start Input material

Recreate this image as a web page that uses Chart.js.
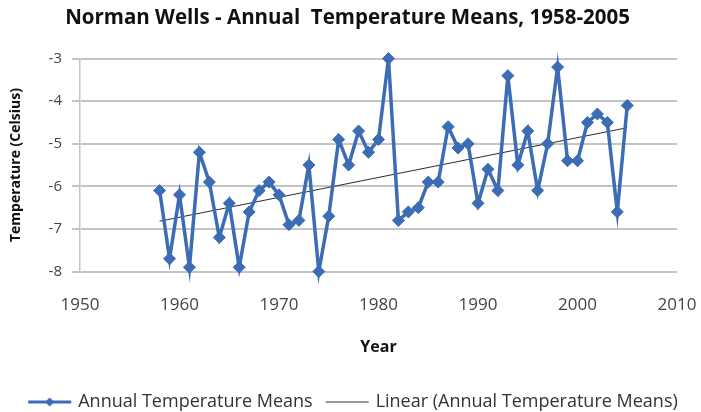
<!DOCTYPE html>
<html>
<head>
<meta charset="utf-8">
<title>Norman Wells - Annual Temperature Means</title>
<script src="https://cdn.jsdelivr.net/npm/chart.js@4.4.1/dist/chart.umd.min.js"></script>
<style>
  html, body { margin: 0; padding: 0; background: #fff; }
  #wrap { width: 701px; height: 412px; }
</style>
</head>
<body>
<div id="wrap"><canvas id="tempChart" width="701" height="412"></canvas></div>
<script>
const years = [
  1958, 1959, 1960, 1961, 1962, 1963, 1964, 1965, 1966, 1967,
  1968, 1969, 1970, 1971, 1972, 1973, 1974, 1975, 1976, 1977,
  1978, 1979, 1980, 1981, 1982, 1983, 1984, 1985, 1986, 1987,
  1988, 1989, 1990, 1991, 1992, 1993, 1994, 1995, 1996, 1997,
  1998, 1999, 2000, 2001, 2002, 2003, 2004, 2005
];
const tempMeans = [
  -6.1, -7.7, -6.2, -7.9, -5.2, -5.9, -7.2, -6.4, -7.9, -6.6,
  -6.1, -5.9, -6.2, -6.9, -6.8, -5.5, -8.0, -6.7, -4.9, -5.5,
  -4.7, -5.2, -4.9, -3.0, -6.8, -6.6, -6.5, -5.9, -5.9, -4.6,
  -5.1, -5.0, -6.4, -5.6, -6.1, -3.4, -5.5, -4.7, -6.1, -5.0,
  -3.2, -5.4, -5.4, -4.5, -4.3, -4.5, -6.6, -4.1
];
const xTicks = [1950, 1960, 1970, 1980, 1990, 2000, 2010];
const yTicks = [-3, -4, -5, -6, -7, -8];

const seriesLabel = "Annual Temperature Means";
const trendLabel = "Linear (Annual Temperature Means)";

const BLUE = "#3b6cb4";
const FONT = "'Open Sans', 'DejaVu Sans', sans-serif";
const PLOT_BOTTOM = 271.5; // where the -8 gridline sits
const PAD_BOTTOM = -9;     // pushes the legend down a little

// least squares line, same thing Excel's linear trendline does
function linearFit(xs, ys) {
  const n = xs.length;
  const mx = xs.reduce((a, b) => a + b, 0) / n;
  const my = ys.reduce((a, b) => a + b, 0) / n;
  let sxy = 0, sxx = 0;
  for (let i = 0; i < n; i++) {
    sxy += (xs[i] - mx) * (ys[i] - my);
    sxx += (xs[i] - mx) * (xs[i] - mx);
  }
  const slope = sxy / sxx;
  return x => my + slope * (x - mx);
}

const fit = linearFit(years, tempMeans);
const firstYear = years[0];
const lastYear = years[years.length - 1];

const seriesPoints = years.map((y, i) => ({ x: y, y: tempMeans[i] }));
const trendPoints = [
  { x: firstYear, y: fit(firstYear) },
  { x: lastYear, y: fit(lastYear) }
];

// legend icons: line with a small diamond, and a plain thin line.
// canvas is a bit wider than the legend box, so the line reaches close to the text
const ICON_BOX = 52;
function makeIcon(withMarker) {
  const c = document.createElement("canvas");
  c.width = ICON_BOX + 8;
  c.height = 14;
  const ctx = c.getContext("2d");
  ctx.beginPath();
  ctx.moveTo(15, 7);
  ctx.lineTo(58, 7);
  if (withMarker) {
    ctx.strokeStyle = BLUE;
    ctx.lineWidth = 3;
  } else {
    ctx.strokeStyle = "#333";
    ctx.lineWidth = 1;
  }
  ctx.stroke();
  if (withMarker) {
    ctx.fillStyle = BLUE;
    ctx.beginPath();
    ctx.moveTo(36.5, 2.5);
    ctx.lineTo(41, 7);
    ctx.lineTo(36.5, 11.5);
    ctx.lineTo(32, 7);
    ctx.closePath();
    ctx.fill();
  }
  return c;
}
const seriesIcon = makeIcon(true);
const trendIcon = makeIcon(false);

new Chart(document.getElementById("tempChart"), {
  type: "line",
  data: {
    datasets: [
      {
        label: seriesLabel,
        data: seriesPoints,
        borderColor: BLUE,
        backgroundColor: BLUE,
        borderWidth: 3.5,
        pointStyle: "rectRot",
        pointRadius: 6,
        pointBorderWidth: 1,
        tension: 0,
        clip: false
      },
      {
        label: trendLabel,
        data: trendPoints,
        borderColor: "#2b2b2b",
        borderWidth: 1,
        pointRadius: 0,
        clip: false
      }
    ]
  },
  options: {
    responsive: false,
    animation: false,
    layout: { padding: { left: 0, right: 6, top: 0, bottom: PAD_BOTTOM } },
    plugins: {
      title: {
        display: true,
        text: "Norman Wells - Annual  Temperature Means, 1958-2005",
        color: "#111",
        font: { family: FONT, size: 20.5, weight: "bold" },
        padding: { top: 6, bottom: 28 }
      },
      legend: {
        position: "bottom",
        labels: {
          usePointStyle: true,
          pointStyleWidth: ICON_BOX,
          color: "#333",
          padding: 2,
          font: { family: FONT, size: 18 },
          generateLabels(chart) {
            const items = Chart.defaults.plugins.legend.labels.generateLabels(chart);
            items.forEach(item => {
              item.pointStyle = item.datasetIndex === 0 ? seriesIcon : trendIcon;
            });
            return items;
          }
        }
      },
      tooltip: { enabled: false }
    },
    scales: {
      x: {
        type: "linear",
        min: 1950,
        max: 2010,
        afterBuildTicks(scale) {
          scale.ticks = xTicks.map(v => ({ value: v }));
        },
        afterFit(scale) {
          const chart = scale.chart;
          scale.height = chart.height - PAD_BOTTOM - chart.legend.height - PLOT_BOTTOM;
          // fixed side margins instead of the label based ones
          scale.paddingLeft = 0;
          scale.paddingRight = 24;
        },
        grid: { display: false, drawTicks: false },
        border: { display: false },
        ticks: {
          color: "#444",
          padding: 23,
          maxRotation: 0,
          callback: v => String(v),
          font: { family: FONT, size: 17 }
        },
        title: {
          display: true,
          text: "Year",
          color: "#111",
          font: { family: FONT, size: 16, weight: "bold" },
          padding: { top: 0, bottom: 34 }
        }
      },
      y: {
        min: -8,
        max: -3,
        afterBuildTicks(scale) {
          scale.ticks = yTicks.map(v => ({ value: v }));
        },
        afterFit(scale) {
          scale.width = 80;
        },
        grid: {
          color: "#c4c4c4",
          lineWidth: 2,
          tickLength: 8,
          drawTicks: true
        },
        border: { display: true, color: "#c4c4c4", width: 1.5 },
        ticks: {
          color: "#444",
          padding: 10,
          font: { family: FONT, size: 15 }
        },
        title: {
          display: true,
          text: "Temperature (Celsius)",
          color: "#111",
          font: { family: FONT, size: 14, weight: "bold" },
          padding: { top: 8, bottom: 0 }
        }
      }
    }
  }
});
</script>
</body>
</html>
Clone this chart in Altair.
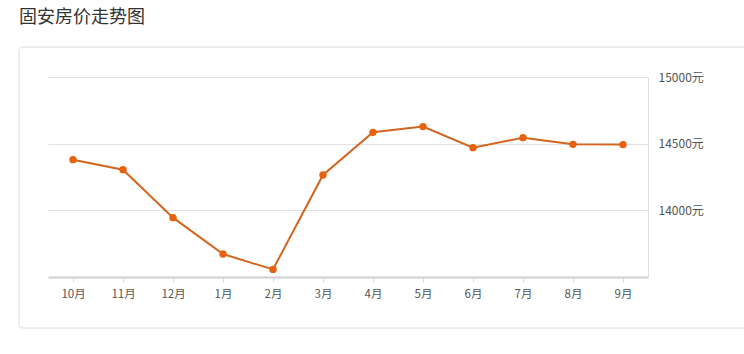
import altair as alt
import pandas as pd

title_text = "固安房价走势图"
months = ["10月", "11月", "12月", "1月", "2月", "3月", "4月", "5月", "6月", "7月", "8月", "9月"]
prices = [14380, 14305, 13945, 13672, 13557, 14265, 14585, 14628, 14470, 14545, 14495, 14493]
y_ticks = [14000, 14500, 15000]

FONT = "Noto Sans CJK SC"
df = pd.DataFrame({"month": months, "price": prices})

x_enc = alt.X("month:N", sort=months,
              scale=alt.Scale(type="point", padding=0.5),
              axis=alt.Axis(title=None, labelAngle=0, labelFont=FONT, labelFontSize=11.5,
                            labelColor="#555", tickColor="#ddd", tickSize=5, labelPadding=6,
                            domainColor="#d0d0d0", domainWidth=2, grid=False))
y_enc = alt.Y("price:Q",
              scale=alt.Scale(domain=[13500, 15000], nice=False, zero=False),
              axis=alt.Axis(title=None, orient="right", values=y_ticks,
                            labelExpr="datum.value + '元'", labelFont=FONT, labelFontSize=12,
                            labelColor="#555", ticks=False, labelPadding=10,
                            domainColor="#e0e0e0", gridColor="#e0e0e0", grid=True))

line = alt.Chart(df).mark_line(color="#d2651f", strokeWidth=2).encode(x=x_enc, y=y_enc)
pts = alt.Chart(df).mark_point(filled=True, color="#e8620e", size=55, opacity=1).encode(x=x_enc, y=y_enc)

box = alt.Chart(pd.DataFrame({"t": [title_text]})).mark_rect(
    fill=None, stroke="#dcdcdc", strokeWidth=1, cornerRadius=4
).encode(x=alt.value(-29), x2=alt.value(710), y=alt.value(-30), y2=alt.value(251))

title = alt.Chart(pd.DataFrame({"t": [title_text]})).mark_text(
    align="left", baseline="middle", font=FONT, fontSize=18, color="#333"
).encode(text="t:N", x=alt.value(-29), y=alt.value(-59))

chart = alt.layer(box, title, line, pts).properties(
    width=600, height=200,
    autosize=alt.AutoSizeParams(type="none"),
    padding={"left": 48, "top": 77, "right": 96, "bottom": 77},
    background="white",
).configure_view(stroke=None)

chart.save("out.html", embed_options={"renderer": "svg", "actions": False})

end Input material

§ Exercise directions
Copy whichever lines in the listing above contain the word "this".

§ Problem solution
Recreate this image as a web page that uses Chart.js.
Clone this chart in Altair.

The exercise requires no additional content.